Можно высказать и противоположную точку зрения: исчезновение «пробного» периода объясняет неожиданное возникновение того, что социологи называют «ранней взрослостью» — временем, когда выпускники колледжей совместно снимают квартиры и переходят с одной низкооплачиваемой работы на другую, пытаясь понять, как им хочется жить и чем заниматься.
Это время стало своеобразной заменой прежнего «пробного» периода, заменой времени безопасных экспериментов. Некоторые критики называют этот период «продолженной взрослостью». Но задумайтесь над этим: так называемая «ранняя взрослость» — это обычный переходный период. Именно в это время дети впервые получают возможность экспериментировать и искать себя — то есть заниматься тем, что раньше было делом совершенно обычным и само собой разумеющимся.
Когда детям установили строгий распорядок и заперли их по домам, начало происходить нечто иное. Подростки стали формировать собственную культуру.
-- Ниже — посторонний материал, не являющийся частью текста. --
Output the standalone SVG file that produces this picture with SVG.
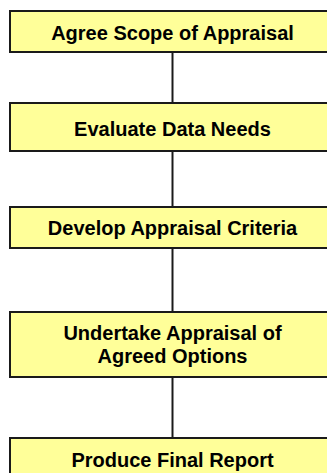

Подкрепляют эту культуру средства массовой информации и реклама, которые бурно развивались после Второй мировой войны.
Вокруг подростков начал расти коммерческий рынок, который подхватил тенденции поп-культуры. Неудивительно, что слово «тинейджер» появилось в американском лексиконе именно в 1940-е годы, а в печати впервые встретилось в 1941 году — одновременно и в «Ежемесячнике популярной науки», и в журнале «Лайф». («Они живут в буйном мире уличных банд, игр, фильмов и музыки» — так говорилось в журнале «Лайф».)